Israel views its fight against Hamas as an existential battle.

IDF reservists ride in a military vehicle on November 12, 2023 in Souther Israel. (Photo by Alexi J. Rosenfeld/Getty Images)

It’s not often that Pope Francis, American progressives, and Russian President Vladimir Putin find common ground. But in the 38 days since Hamas’ attack on Israel, they’ve all joined the growing chorus of global voices calling for a ceasefire in the ongoing war. “I implore you to stop, in the name of God,” the head of the Catholic Church said this month in an impassioned plea for peace. 

But for Israel, a desire for peace and demands for a ceasefire are far from synonymous. The October 7 massacre of more than 1,200 Israelis (recently revised downward from 1,400), itself a breach of a previous ceasefire agreement, punctuated a lesson learned over decades of fighting against Hamas: The group governing Gaza isn’t seeking coexistence with the state of Israel. The options for Israel are now whether to cave to mounting international pressure for a ceasefire, allowing Hamas to live to attack another day, or rid the Gaza Strip of the terrorist group bent on inflicting suffering on Israelis at any cost to its own people. 

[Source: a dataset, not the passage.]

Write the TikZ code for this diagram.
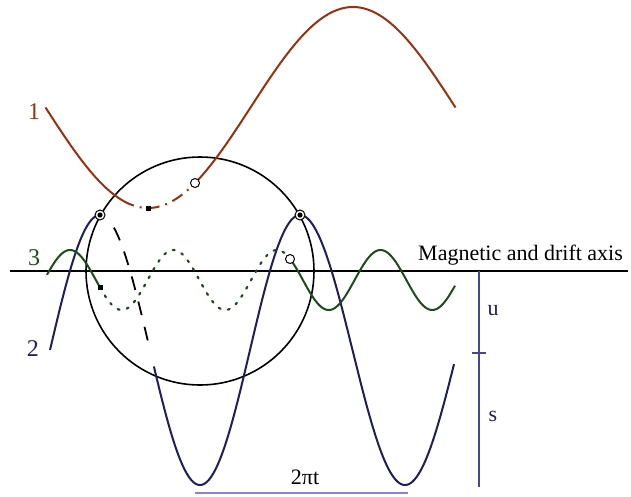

Countries like Iran and China, advocacy groups like Amnesty International, and the United Nations have also been among those calling for an immediate halt in fighting amid the mounting civilian death toll in Gaza. “The nightmare in Gaza is more than a humanitarian crisis. It is a crisis of humanity,” U.N. Secretary-General António Guterres said from New York this month. “The parties to the conflict—and, indeed, the international community—face an immediate and fundamental responsibility: to stop this inhuman collective suffering and dramatically expand humanitarian aid to Gaza.”

The Hamas-run Gaza Health Ministry reported Monday that at least 11,000 people had been killed—a figure that, if accurate, doesn’t distinguish between civilian and combatant deaths. But Israeli and American officials alike concede that civilian casualties are an inevitable consequence of the ongoing ground campaign against Hamas, even as Israel tries to minimize civilian deaths by urging the residents of northern Gaza to evacuate South. 

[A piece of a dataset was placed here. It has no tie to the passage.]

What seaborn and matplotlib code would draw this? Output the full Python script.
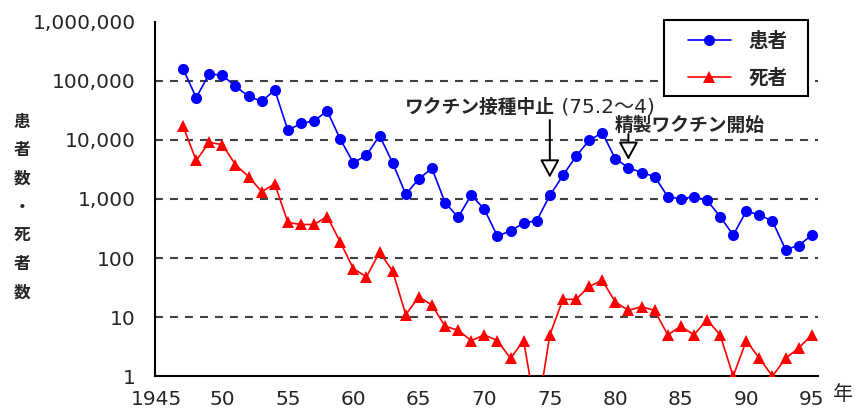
import numpy as np
import pandas as pd
import seaborn as sns
from matplotlib import pyplot as plt
from matplotlib.patches import Rectangle
from matplotlib.ticker import FixedLocator, NullFormatter, LogLocator

# the data (log scale)
years = list(range(1947, 1996))
cases = [160000, 52000, 132000, 124000, 81000, 55000, 45000, 70000, 14600, 19000,
         21000, 31000, 10300, 4100, 5500, 11800, 4100, 1200, 2200, 3300,
         870, 490, 1170, 670, 234, 290, 390, 430, 1150, 2500,
         5300, 9800, 13300, 4800, 3400, 2800, 2400, 1100, 1000, 1100,
         950, 505, 245, 620, 540, 420, 139, 163, 245]
deaths = [17000, 4500, 9100, 8300, 3800, 2400, 1330, 1800, 400, 370,
          370, 505, 187, 66, 48, 126, 60, 11, 22, 16,
          7, 6, 4, 5, 4, 2, 4, 0, 5, 20,
          20, 33, 42, 18, 13, 15, 13, 5, 7, 5,
          9, 5, 1, 4, 2, 1, 2, 3, 5]
series_names = ['患者', '死者']
ytick_vals = [1, 10, 100, 1000, 10000, 100000, 1000000]
ytick_labels = ['1', '10', '100', '1,000', '10,000', '100,000', '1,000,000']
xtick_vals = list(range(1945, 1996, 5))
xtick_labels = ['1945', '50', '55', '60', '65', '70', '75', '80', '85', '90', '95']
note_stop = 'ワクチン接種中止'
note_stop_when = ' (75.2〜4)'
note_new = '精製ワクチン開始'

df = pd.DataFrame({'year': years, 'cases': cases, 'deaths': deaths})
# zero deaths can't sit on a log axis: push it below the axis so the line dips out
df['deaths_plot'] = df['deaths'].replace(0, 0.2)

sns.set_style('white')
plt.rcParams['font.family'] = ['DejaVu Sans', 'Noto Sans CJK JP']

fig = plt.figure(figsize=(8.56, 4.12), dpi=100)
ax = fig.add_axes([0.181, 0.087, 0.775, 0.860])

ax.set_yscale('log')

for lv in ytick_vals[1:-1]:
    ax.axhline(lv, color='#404040', lw=1.5, ls=(0, (3.8, 3.4)), zorder=1)

sns.lineplot(data=df, x='year', y='cases', ax=ax, color='#0000ff', lw=1.2,
             marker='o', markersize=8, markeredgewidth=0, label=series_names[0], zorder=3)
sns.lineplot(data=df, x='year', y='deaths_plot', ax=ax, color='#ff0000', lw=1.2,
             marker='^', markersize=8, markeredgewidth=0, label=series_names[1], zorder=3)

ax.set_xlim(1944.85, 1995.5)
ax.set_ylim(1, 1000000)

ax.set_yticks(ytick_vals)
ax.set_yticklabels(ytick_labels)
ax.yaxis.set_minor_locator(LogLocator(base=10, subs=np.arange(2, 10)))
ax.yaxis.set_minor_formatter(NullFormatter())
ax.set_xticks(xtick_vals)
ax.set_xticklabels(xtick_labels)
ax.xaxis.set_minor_locator(FixedLocator(years + [1946]))

ax.tick_params(axis='y', which='major', direction='inout', length=16, width=1.4,
               labelsize=14.5, pad=6, color='black')
ax.tick_params(axis='y', which='minor', direction='inout', length=5, width=1.0, color='black')
ax.tick_params(axis='x', which='major', direction='out', length=9, width=1.4,
               labelsize=14.5, pad=1, color='black')
ax.tick_params(axis='x', which='minor', direction='out', length=6, width=1.2, color='black')

for s in ['top', 'right']:
    ax.spines[s].set_visible(False)
for s in ['left', 'bottom']:
    ax.spines[s].set_linewidth(1.5)
    ax.spines[s].set_color('black')

ax.set_xlabel('')
ax.set_ylabel('')

# vaccine notes
ax.text(1975.4, 35900, note_stop, ha='right', va='center', fontsize=13.5, fontweight='bold')
ax.text(1975.4, 35900, note_stop_when, ha='left', va='center', fontsize=14.5)
ax.text(1985.7, 17900, note_new, ha='center', va='center', fontsize=13.5, fontweight='bold')
arrow = dict(arrowstyle='-|>,head_length=0.55,head_width=0.3', fc='white', ec='black',
             lw=1.4, mutation_scale=20, shrinkA=0, shrinkB=0)
ax.annotate('', xy=(1975, 2300), xytext=(1975, 21700), arrowprops=arrow)
ax.annotate('', xy=(1981, 4600), xytext=(1981, 12600), arrowprops=arrow)

fig.text(0.985, 0.0415, '年', fontsize=14.5, ha='center', va='center')

# legend: square frame drawn by hand, entries placed inside it
ax.add_patch(Rectangle((664 / 856, 1 - 96 / 412), 144 / 856, 76 / 412,
                       transform=fig.transFigure, facecolor='white', edgecolor='black',
                       lw=1.5, clip_on=False, zorder=4))
leg = ax.legend(loc='center left', bbox_to_anchor=(688 / 856, 1 - 60 / 412),
                bbox_transform=fig.transFigure, fontsize=14, frameon=False,
                borderpad=0, labelspacing=0.9, handlelength=2.2, handletextpad=0.9,
                borderaxespad=0)
leg.set_zorder(5)
for t in leg.get_texts():
    t.set_fontweight('bold')

fig.text(0.026, 0.497, '患\n者\n数\n・\n死\n者\n数', ha='center', va='center',
         fontsize=12, fontweight='bold', linespacing=1.75)

plt.savefig('out.png', dpi=100)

Compounding the difficult equation is the continued captivity of an estimated 240 people kidnapped by Hamas fighters into Gaza on October 7. Israeli Prime Minister Benjamin Netanyahu has repeatedly rejected calls for a ceasefire that don’t include the immediate release of each hostage, now maintaining that military action is the best way to press for their freedom as negotiations flounder. American officials reportedly pushed Israel to delay its ground offensive into Gaza to continue hostage talks last month, and now, as Israel’s forces close in on Gaza City, are urging it to consider days-long pauses in fighting to allow for continued diplomatic overtures. 

But international calls for a ceasefire put Israel on a tricky timeline despite its recent military successes in Gaza, including its killing of high-level Hamas commanders and multi-front advances toward the group’s alleged headquarters. “The problem is that you have two clocks running. There’s a military clock running, which is kind of proceeding quite nicely. But then you have a diplomatic clock, which may be closing in. Israel’s wars usually end with imposed ceasefires,” Jonathan Spyer, a Jerusalem-based analyst and director of research at the Middle East Forum, told The Dispatch. “The diplomacy often catches up with Israel before it has completed its military goals, and it’s certainly possible that’s what could happen this time too.”

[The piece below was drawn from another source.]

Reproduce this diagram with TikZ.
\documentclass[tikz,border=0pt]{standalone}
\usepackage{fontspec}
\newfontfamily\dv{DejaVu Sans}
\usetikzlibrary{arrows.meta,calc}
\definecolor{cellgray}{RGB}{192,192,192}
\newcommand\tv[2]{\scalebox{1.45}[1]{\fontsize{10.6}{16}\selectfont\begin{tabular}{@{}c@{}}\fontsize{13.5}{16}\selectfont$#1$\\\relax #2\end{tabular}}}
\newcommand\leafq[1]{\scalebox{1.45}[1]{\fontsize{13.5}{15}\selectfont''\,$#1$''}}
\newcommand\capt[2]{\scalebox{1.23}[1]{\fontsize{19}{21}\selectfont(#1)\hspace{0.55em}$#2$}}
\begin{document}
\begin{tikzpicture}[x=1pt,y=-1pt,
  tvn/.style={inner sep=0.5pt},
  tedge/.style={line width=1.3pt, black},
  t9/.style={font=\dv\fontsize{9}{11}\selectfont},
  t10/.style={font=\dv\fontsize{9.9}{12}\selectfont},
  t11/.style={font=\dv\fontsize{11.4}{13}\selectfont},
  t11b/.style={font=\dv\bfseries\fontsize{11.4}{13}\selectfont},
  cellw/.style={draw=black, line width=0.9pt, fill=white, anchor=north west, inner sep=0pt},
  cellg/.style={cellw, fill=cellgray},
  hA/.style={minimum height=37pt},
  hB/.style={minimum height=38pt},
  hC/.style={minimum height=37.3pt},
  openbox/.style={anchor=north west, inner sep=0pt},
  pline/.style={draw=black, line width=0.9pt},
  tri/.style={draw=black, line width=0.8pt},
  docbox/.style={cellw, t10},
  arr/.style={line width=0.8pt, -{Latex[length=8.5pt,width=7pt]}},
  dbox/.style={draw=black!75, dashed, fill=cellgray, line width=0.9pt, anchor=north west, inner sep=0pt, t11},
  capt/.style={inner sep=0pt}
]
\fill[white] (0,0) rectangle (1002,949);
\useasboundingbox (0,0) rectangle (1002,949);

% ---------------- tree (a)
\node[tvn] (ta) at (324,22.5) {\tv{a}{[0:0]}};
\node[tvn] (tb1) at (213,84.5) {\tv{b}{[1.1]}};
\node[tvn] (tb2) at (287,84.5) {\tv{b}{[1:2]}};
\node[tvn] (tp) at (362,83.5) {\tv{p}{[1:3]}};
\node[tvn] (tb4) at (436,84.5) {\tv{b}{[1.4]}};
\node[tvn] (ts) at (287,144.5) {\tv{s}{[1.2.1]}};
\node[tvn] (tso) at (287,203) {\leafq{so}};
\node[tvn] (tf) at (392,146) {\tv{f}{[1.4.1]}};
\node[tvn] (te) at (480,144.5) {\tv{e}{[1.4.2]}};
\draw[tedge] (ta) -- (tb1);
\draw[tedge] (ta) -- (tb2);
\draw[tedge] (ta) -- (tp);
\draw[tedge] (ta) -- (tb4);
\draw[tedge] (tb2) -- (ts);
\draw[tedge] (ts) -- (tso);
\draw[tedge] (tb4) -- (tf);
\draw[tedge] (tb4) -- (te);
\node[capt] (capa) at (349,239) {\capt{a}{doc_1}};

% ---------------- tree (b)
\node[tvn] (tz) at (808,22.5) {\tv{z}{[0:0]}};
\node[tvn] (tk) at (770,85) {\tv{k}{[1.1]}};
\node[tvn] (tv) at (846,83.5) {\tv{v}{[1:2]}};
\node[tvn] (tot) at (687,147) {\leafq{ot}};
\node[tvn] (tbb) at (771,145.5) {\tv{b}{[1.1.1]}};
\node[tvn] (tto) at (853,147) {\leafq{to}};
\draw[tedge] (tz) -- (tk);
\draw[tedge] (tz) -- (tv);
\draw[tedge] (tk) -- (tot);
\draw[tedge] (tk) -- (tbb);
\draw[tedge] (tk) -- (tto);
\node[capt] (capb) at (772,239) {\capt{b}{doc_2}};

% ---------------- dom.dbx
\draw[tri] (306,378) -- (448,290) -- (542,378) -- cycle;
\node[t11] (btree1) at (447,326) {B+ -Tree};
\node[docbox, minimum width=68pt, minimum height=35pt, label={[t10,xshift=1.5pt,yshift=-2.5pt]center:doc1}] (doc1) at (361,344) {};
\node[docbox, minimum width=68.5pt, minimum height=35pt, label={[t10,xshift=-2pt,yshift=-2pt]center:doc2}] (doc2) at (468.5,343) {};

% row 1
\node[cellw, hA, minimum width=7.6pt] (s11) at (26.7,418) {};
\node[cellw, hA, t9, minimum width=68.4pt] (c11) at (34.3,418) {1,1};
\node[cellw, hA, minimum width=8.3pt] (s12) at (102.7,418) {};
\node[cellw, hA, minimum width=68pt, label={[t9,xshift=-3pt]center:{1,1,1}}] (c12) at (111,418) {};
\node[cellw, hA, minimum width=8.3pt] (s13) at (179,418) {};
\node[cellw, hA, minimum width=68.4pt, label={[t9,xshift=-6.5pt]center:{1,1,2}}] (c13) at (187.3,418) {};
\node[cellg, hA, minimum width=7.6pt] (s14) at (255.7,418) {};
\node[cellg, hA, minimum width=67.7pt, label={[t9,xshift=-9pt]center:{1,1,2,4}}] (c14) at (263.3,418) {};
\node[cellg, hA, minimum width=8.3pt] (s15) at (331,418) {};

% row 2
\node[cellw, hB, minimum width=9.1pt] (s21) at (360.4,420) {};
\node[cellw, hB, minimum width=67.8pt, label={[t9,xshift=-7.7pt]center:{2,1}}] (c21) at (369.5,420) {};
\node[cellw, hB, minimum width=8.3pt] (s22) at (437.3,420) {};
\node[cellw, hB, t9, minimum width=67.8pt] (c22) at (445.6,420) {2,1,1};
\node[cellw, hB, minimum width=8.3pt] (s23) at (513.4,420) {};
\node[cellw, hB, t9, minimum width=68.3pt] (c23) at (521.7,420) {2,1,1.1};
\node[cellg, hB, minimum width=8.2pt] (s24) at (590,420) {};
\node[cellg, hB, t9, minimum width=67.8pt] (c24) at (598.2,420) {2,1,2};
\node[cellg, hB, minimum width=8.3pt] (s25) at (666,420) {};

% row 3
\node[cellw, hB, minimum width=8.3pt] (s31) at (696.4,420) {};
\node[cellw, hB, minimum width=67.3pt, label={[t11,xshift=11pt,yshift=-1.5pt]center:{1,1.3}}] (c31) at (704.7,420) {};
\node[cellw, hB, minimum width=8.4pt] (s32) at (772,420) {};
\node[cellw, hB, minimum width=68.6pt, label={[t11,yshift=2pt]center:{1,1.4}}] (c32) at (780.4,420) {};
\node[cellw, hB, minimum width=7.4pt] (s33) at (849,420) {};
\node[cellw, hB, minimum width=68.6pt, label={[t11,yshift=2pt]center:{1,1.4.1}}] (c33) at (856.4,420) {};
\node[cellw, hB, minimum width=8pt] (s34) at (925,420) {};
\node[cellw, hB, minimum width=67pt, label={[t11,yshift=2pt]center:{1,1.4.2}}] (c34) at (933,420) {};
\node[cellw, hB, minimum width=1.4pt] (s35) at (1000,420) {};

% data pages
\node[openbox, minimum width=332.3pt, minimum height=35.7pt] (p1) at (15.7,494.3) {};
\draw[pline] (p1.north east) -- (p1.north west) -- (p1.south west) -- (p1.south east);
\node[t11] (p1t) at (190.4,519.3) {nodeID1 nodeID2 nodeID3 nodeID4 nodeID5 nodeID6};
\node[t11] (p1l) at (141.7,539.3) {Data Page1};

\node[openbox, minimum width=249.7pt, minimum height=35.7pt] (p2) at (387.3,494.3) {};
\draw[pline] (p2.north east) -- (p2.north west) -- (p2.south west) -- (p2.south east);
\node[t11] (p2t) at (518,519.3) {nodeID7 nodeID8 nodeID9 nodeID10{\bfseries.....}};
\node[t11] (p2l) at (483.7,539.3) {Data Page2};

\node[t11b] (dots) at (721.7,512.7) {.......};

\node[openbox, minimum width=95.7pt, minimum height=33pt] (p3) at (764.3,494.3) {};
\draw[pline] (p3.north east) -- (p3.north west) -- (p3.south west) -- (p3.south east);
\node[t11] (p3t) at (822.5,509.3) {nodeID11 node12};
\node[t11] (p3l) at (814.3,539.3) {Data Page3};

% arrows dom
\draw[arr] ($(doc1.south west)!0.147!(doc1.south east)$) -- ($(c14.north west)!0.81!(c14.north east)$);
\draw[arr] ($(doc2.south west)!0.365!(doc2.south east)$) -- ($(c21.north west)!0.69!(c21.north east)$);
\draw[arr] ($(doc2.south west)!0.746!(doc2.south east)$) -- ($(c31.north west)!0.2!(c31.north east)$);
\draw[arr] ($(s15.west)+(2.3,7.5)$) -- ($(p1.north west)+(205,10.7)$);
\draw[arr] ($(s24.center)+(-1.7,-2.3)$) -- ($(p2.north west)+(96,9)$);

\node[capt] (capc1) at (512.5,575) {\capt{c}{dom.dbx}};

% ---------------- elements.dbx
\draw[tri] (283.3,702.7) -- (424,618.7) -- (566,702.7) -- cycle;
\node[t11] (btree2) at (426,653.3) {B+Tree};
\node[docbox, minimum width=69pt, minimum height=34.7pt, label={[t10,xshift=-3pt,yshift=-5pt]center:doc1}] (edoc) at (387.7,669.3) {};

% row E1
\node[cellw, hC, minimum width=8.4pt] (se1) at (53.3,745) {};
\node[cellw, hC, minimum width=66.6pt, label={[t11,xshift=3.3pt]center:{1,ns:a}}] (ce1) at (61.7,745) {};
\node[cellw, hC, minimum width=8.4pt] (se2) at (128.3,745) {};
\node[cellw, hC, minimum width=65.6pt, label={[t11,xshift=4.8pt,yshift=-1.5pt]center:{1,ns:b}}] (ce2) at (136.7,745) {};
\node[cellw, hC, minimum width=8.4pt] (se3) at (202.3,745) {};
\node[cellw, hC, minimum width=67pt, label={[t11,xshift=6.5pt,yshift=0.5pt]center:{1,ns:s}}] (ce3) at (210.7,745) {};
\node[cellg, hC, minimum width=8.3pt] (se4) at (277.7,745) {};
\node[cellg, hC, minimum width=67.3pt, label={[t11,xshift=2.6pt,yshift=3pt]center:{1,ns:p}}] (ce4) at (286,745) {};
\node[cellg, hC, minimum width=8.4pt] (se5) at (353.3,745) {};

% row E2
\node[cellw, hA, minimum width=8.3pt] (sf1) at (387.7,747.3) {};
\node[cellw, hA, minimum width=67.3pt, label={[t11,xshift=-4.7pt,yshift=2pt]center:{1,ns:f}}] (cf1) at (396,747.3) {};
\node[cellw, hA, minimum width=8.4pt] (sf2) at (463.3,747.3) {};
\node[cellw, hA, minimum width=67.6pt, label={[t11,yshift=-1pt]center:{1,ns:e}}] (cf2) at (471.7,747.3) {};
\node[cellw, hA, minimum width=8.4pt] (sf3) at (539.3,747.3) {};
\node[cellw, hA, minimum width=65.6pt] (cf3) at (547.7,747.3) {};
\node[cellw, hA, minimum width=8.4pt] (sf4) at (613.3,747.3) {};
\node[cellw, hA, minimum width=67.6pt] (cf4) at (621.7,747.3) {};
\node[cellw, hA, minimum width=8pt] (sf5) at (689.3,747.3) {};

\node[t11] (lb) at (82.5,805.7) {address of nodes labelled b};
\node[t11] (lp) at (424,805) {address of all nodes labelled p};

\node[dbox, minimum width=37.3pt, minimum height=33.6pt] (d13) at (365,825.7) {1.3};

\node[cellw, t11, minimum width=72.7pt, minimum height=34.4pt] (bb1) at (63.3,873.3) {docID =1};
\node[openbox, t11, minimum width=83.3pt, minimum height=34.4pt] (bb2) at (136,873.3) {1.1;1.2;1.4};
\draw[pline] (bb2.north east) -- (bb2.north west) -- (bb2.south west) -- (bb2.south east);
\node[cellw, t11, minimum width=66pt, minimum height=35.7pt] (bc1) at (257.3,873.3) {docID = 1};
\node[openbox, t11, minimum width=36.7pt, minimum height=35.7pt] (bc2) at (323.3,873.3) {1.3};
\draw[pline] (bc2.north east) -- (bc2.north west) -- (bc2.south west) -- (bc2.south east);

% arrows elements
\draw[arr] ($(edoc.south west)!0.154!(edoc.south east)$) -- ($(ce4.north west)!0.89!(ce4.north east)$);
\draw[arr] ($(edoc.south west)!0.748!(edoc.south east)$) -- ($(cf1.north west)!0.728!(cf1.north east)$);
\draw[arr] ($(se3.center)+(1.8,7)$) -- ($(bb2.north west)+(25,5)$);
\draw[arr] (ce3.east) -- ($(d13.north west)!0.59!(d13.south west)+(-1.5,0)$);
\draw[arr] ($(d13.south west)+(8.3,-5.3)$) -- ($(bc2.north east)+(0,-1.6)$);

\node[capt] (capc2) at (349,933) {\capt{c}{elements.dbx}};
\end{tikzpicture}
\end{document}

It’s happened before. One example came at the end of the 1973 Yom Kippur War, when U.S. President Richard Nixon intervened to prevent Israeli forces’ destruction of the Egyptian Third Army after it was surrounded in the Sinai Peninsula, pressuring Jerusalem to comply with a U.N. Security Council resolution calling for the end of hostilities. Another came after more than a month of war with Lebanese Hezbollah in 2006, when Israel reluctantly agreed to another U.N. Security Council resolution that would’ve required the terrorist group to disarm and withdraw away from the border with Israel, but which the United Nations and Lebanese government never properly implemented. Hezbollah now has fighters and military infrastructure all along the border, in addition to its arsenal of more than 150,000 rockets and missiles capable of striking deep into Israeli territory.

Positioning itself on the edge of Israeli territory “means Hezbollah has a broader range of attack options against Israel,” David Daoud, a senior fellow at the Foundation for Defense of Democracies who focuses on the Lebanese terrorist group, told The Dispatch. “They’re right on the border, so they have the option for using short-range, accurate weapons like the anti-tank and other missiles they’ve been firing in recent days. It also keeps their Katyusha rocket arsenal, the overwhelming bulk of their arsenal, in play.”

Israel has also been burned by efforts to placate Gaza. In 2005, Israel withdrew its troops and citizens from the Gaza Strip, handing Gaza and its vacated Israeli agricultural settlements over to the Palestinian Authority in the hopes of easing the threat of terrorism emanating from the territory. Hamas won parliamentary elections in Gaza the following year, and, in 2007, staged a full military takeover of the Strip. It’s used the coastal enclave to launch attacks against Israel ever since, often violating the many ceasefires adopted throughout the years—including on October 7.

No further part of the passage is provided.